> _CHALLENGE_: Starting at the first line of the listing below, retype each line up to and including the one that contains "d3.scaleLinear().domain([-0.059, 1.057]).range([bottom, top]);". Leave pictures out.

> _INFORMATION SHOWN_:
━━━━━━━━━━

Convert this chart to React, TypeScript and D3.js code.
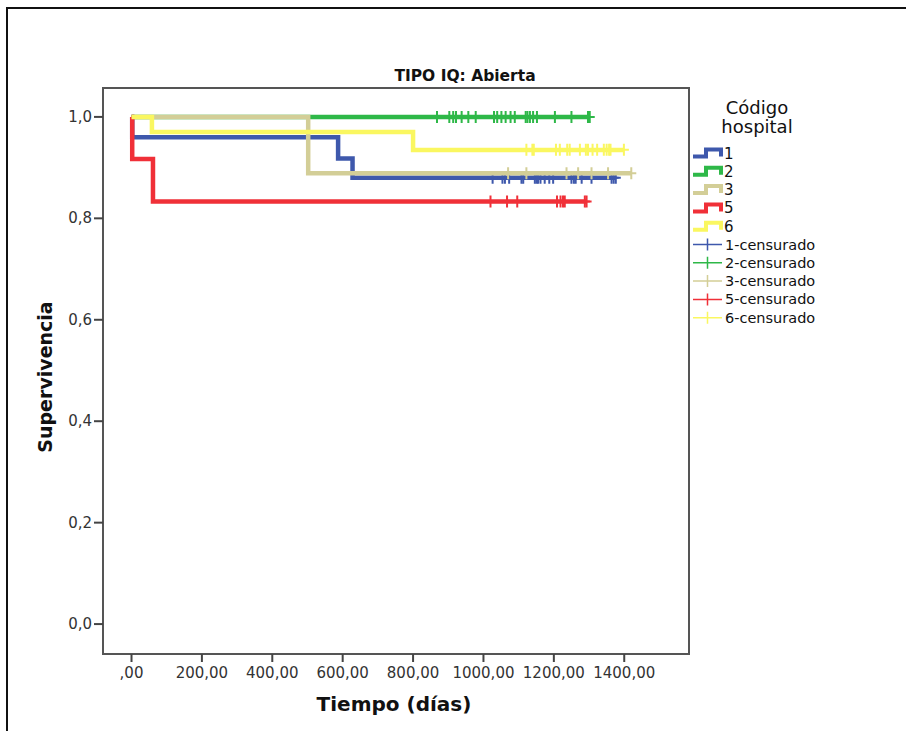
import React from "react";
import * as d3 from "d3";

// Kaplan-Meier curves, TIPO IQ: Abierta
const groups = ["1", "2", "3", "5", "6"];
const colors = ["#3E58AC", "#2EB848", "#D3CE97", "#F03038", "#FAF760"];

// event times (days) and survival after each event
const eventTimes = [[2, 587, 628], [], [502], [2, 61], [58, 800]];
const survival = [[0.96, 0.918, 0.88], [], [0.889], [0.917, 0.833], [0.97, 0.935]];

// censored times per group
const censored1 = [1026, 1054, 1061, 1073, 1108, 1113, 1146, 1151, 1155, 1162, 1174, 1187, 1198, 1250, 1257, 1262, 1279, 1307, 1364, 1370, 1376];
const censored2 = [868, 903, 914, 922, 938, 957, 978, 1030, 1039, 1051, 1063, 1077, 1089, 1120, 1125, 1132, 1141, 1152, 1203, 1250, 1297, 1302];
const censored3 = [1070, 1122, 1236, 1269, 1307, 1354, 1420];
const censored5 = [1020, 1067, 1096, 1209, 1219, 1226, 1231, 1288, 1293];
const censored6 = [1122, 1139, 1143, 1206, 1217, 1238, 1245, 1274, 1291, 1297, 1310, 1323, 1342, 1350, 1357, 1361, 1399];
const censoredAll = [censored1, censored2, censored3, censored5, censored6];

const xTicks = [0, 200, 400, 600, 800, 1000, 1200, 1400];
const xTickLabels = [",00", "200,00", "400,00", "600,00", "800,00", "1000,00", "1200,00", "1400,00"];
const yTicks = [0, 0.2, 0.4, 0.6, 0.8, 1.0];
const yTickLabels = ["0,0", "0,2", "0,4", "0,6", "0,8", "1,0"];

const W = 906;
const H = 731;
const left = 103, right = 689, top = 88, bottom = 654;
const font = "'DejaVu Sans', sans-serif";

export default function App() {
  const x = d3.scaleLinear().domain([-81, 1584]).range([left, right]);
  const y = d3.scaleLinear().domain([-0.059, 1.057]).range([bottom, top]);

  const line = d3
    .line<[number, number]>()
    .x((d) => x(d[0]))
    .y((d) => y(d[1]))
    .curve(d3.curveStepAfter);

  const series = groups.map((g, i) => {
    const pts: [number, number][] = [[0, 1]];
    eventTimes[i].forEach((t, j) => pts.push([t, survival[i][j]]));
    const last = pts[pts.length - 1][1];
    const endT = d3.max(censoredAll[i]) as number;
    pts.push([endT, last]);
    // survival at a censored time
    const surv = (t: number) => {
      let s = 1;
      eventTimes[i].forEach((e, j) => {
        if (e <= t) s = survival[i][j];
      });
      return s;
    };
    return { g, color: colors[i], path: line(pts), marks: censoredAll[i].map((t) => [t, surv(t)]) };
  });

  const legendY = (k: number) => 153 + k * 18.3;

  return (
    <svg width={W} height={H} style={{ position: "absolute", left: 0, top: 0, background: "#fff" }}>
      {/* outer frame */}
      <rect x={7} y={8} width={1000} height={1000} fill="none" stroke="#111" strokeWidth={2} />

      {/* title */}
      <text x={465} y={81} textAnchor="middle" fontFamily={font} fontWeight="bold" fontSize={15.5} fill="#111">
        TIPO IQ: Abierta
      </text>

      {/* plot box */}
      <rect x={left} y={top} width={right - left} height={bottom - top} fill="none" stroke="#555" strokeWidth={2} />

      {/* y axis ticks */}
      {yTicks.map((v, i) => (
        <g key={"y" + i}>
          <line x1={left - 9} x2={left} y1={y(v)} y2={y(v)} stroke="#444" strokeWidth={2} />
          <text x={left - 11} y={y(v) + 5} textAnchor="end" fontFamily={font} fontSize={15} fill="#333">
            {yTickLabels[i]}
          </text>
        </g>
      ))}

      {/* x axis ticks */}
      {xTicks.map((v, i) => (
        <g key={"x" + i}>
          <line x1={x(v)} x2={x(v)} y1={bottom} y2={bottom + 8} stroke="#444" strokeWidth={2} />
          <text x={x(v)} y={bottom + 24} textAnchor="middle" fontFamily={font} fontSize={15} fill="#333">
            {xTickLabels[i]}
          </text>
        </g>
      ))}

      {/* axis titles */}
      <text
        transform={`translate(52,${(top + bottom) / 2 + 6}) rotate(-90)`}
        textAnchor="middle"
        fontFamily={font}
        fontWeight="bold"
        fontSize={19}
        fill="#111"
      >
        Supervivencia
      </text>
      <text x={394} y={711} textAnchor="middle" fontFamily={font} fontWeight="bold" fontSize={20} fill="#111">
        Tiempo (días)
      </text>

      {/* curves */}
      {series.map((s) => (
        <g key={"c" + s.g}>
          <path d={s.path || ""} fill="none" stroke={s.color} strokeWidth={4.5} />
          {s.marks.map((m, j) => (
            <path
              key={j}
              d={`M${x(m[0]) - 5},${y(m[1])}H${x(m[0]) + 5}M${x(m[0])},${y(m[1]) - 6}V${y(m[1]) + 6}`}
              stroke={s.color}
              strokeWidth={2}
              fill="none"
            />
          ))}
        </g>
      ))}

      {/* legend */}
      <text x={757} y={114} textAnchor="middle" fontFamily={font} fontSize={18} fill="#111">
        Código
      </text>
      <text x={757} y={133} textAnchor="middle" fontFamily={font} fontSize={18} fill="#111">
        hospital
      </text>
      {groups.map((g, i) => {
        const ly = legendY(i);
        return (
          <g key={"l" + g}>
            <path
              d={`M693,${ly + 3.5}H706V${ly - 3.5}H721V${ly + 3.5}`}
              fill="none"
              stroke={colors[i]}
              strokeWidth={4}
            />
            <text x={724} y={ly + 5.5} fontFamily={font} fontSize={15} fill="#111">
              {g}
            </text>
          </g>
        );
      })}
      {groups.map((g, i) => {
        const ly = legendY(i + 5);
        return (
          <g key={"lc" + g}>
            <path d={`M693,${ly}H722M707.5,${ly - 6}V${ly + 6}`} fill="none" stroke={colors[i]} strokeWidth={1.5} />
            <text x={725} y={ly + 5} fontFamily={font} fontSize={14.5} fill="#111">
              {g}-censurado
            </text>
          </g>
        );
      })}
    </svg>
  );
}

━━━━━━━━━━

> _PROBLEM SOLUTION_:
Convert this chart to React, TypeScript and D3.js code.
import React from "react";
import * as d3 from "d3";

// Kaplan-Meier curves, TIPO IQ: Abierta
const groups = ["1", "2", "3", "5", "6"];
const colors = ["#3E58AC", "#2EB848", "#D3CE97", "#F03038", "#FAF760"];

// event times (days) and survival after each event
const eventTimes = [[2, 587, 628], [], [502], [2, 61], [58, 800]];
const survival = [[0.96, 0.918, 0.88], [], [0.889], [0.917, 0.833], [0.97, 0.935]];

// censored times per group
const censored1 = [1026, 1054, 1061, 1073, 1108, 1113, 1146, 1151, 1155, 1162, 1174, 1187, 1198, 1250, 1257, 1262, 1279, 1307, 1364, 1370, 1376];
const censored2 = [868, 903, 914, 922, 938, 957, 978, 1030, 1039, 1051, 1063, 1077, 1089, 1120, 1125, 1132, 1141, 1152, 1203, 1250, 1297, 1302];
const censored3 = [1070, 1122, 1236, 1269, 1307, 1354, 1420];
const censored5 = [1020, 1067, 1096, 1209, 1219, 1226, 1231, 1288, 1293];
const censored6 = [1122, 1139, 1143, 1206, 1217, 1238, 1245, 1274, 1291, 1297, 1310, 1323, 1342, 1350, 1357, 1361, 1399];
const censoredAll = [censored1, censored2, censored3, censored5, censored6];

const xTicks = [0, 200, 400, 600, 800, 1000, 1200, 1400];
const xTickLabels = [",00", "200,00", "400,00", "600,00", "800,00", "1000,00", "1200,00", "1400,00"];
const yTicks = [0, 0.2, 0.4, 0.6, 0.8, 1.0];
const yTickLabels = ["0,0", "0,2", "0,4", "0,6", "0,8", "1,0"];

const W = 906;
const H = 731;
const left = 103, right = 689, top = 88, bottom = 654;
const font = "'DejaVu Sans', sans-serif";

export default function App() {
  const x = d3.scaleLinear().domain([-81, 1584]).range([left, right]);
  const y = d3.scaleLinear().domain([-0.059, 1.057]).range([bottom, top]);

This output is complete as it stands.